• **Data segment**:
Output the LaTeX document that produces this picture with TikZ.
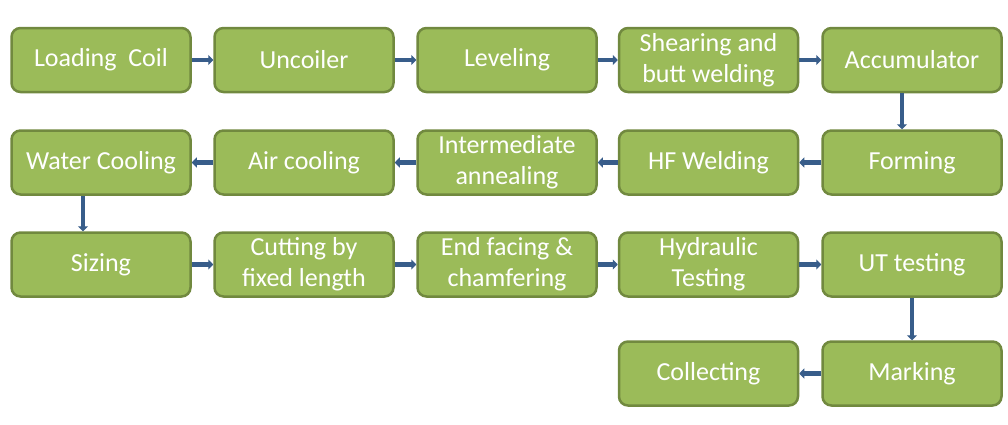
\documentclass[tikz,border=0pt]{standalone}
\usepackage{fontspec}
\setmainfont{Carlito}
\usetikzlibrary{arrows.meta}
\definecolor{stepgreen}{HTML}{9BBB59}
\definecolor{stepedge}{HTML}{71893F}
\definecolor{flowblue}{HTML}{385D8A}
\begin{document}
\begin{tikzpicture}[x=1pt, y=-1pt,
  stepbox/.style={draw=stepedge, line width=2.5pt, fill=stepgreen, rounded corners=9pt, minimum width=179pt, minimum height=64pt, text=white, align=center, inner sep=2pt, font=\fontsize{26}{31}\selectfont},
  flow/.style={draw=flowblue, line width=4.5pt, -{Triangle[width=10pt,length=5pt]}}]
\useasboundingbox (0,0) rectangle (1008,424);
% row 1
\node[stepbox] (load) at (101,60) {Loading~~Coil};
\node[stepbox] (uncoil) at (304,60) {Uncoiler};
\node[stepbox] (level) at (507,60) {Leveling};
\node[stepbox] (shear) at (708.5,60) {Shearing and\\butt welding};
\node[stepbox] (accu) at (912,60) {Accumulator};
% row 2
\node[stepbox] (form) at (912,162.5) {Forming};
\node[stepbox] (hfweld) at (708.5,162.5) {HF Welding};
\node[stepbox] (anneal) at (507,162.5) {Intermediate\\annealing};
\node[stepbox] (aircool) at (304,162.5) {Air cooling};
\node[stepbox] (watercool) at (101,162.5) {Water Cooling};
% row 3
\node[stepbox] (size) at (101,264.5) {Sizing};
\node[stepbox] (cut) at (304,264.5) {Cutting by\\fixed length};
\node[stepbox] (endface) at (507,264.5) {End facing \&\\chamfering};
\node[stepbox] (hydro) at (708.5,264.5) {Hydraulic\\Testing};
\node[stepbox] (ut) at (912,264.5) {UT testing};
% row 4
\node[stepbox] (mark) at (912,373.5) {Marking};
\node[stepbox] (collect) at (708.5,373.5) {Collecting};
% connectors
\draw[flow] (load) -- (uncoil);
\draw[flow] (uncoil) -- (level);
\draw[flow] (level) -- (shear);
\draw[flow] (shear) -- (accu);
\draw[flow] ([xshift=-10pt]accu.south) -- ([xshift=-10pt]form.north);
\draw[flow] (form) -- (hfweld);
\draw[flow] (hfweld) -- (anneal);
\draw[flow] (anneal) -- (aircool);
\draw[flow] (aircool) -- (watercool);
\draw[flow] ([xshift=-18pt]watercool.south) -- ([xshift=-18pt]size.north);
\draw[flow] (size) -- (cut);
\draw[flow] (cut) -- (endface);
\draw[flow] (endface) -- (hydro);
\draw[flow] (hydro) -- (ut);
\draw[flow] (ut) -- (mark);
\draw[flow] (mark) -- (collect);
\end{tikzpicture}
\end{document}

• **Required task**: All the lines above are to be reproduced exactly, except the pictures.

• **Final result**:
Output the LaTeX document that produces this picture with TikZ.
\documentclass[tikz,border=0pt]{standalone}
\usepackage{fontspec}
\setmainfont{Carlito}
\usetikzlibrary{arrows.meta}
\definecolor{stepgreen}{HTML}{9BBB59}
\definecolor{stepedge}{HTML}{71893F}
\definecolor{flowblue}{HTML}{385D8A}
\begin{document}
\begin{tikzpicture}[x=1pt, y=-1pt,
  stepbox/.style={draw=stepedge, line width=2.5pt, fill=stepgreen, rounded corners=9pt, minimum width=179pt, minimum height=64pt, text=white, align=center, inner sep=2pt, font=\fontsize{26}{31}\selectfont},
  flow/.style={draw=flowblue, line width=4.5pt, -{Triangle[width=10pt,length=5pt]}}]
\useasboundingbox (0,0) rectangle (1008,424);
% row 1
\node[stepbox] (load) at (101,60) {Loading~~Coil};
\node[stepbox] (uncoil) at (304,60) {Uncoiler};
\node[stepbox] (level) at (507,60) {Leveling};
\node[stepbox] (shear) at (708.5,60) {Shearing and\\butt welding};
\node[stepbox] (accu) at (912,60) {Accumulator};
% row 2
\node[stepbox] (form) at (912,162.5) {Forming};
\node[stepbox] (hfweld) at (708.5,162.5) {HF Welding};
\node[stepbox] (anneal) at (507,162.5) {Intermediate\\annealing};
\node[stepbox] (aircool) at (304,162.5) {Air cooling};
\node[stepbox] (watercool) at (101,162.5) {Water Cooling};
% row 3
\node[stepbox] (size) at (101,264.5) {Sizing};
\node[stepbox] (cut) at (304,264.5) {Cutting by\\fixed length};
\node[stepbox] (endface) at (507,264.5) {End facing \&\\chamfering};
\node[stepbox] (hydro) at (708.5,264.5) {Hydraulic\\Testing};
\node[stepbox] (ut) at (912,264.5) {UT testing};
% row 4
\node[stepbox] (mark) at (912,373.5) {Marking};
\node[stepbox] (collect) at (708.5,373.5) {Collecting};
% connectors
\draw[flow] (load) -- (uncoil);
\draw[flow] (uncoil) -- (level);
\draw[flow] (level) -- (shear);
\draw[flow] (shear) -- (accu);
\draw[flow] ([xshift=-10pt]accu.south) -- ([xshift=-10pt]form.north);
\draw[flow] (form) -- (hfweld);
\draw[flow] (hfweld) -- (anneal);
\draw[flow] (anneal) -- (aircool);
\draw[flow] (aircool) -- (watercool);
\draw[flow] ([xshift=-18pt]watercool.south) -- ([xshift=-18pt]size.north);
\draw[flow] (size) -- (cut);
\draw[flow] (cut) -- (endface);
\draw[flow] (endface) -- (hydro);
\draw[flow] (hydro) -- (ut);
\draw[flow] (ut) -- (mark);
\draw[flow] (mark) -- (collect);
\end{tikzpicture}
\end{document}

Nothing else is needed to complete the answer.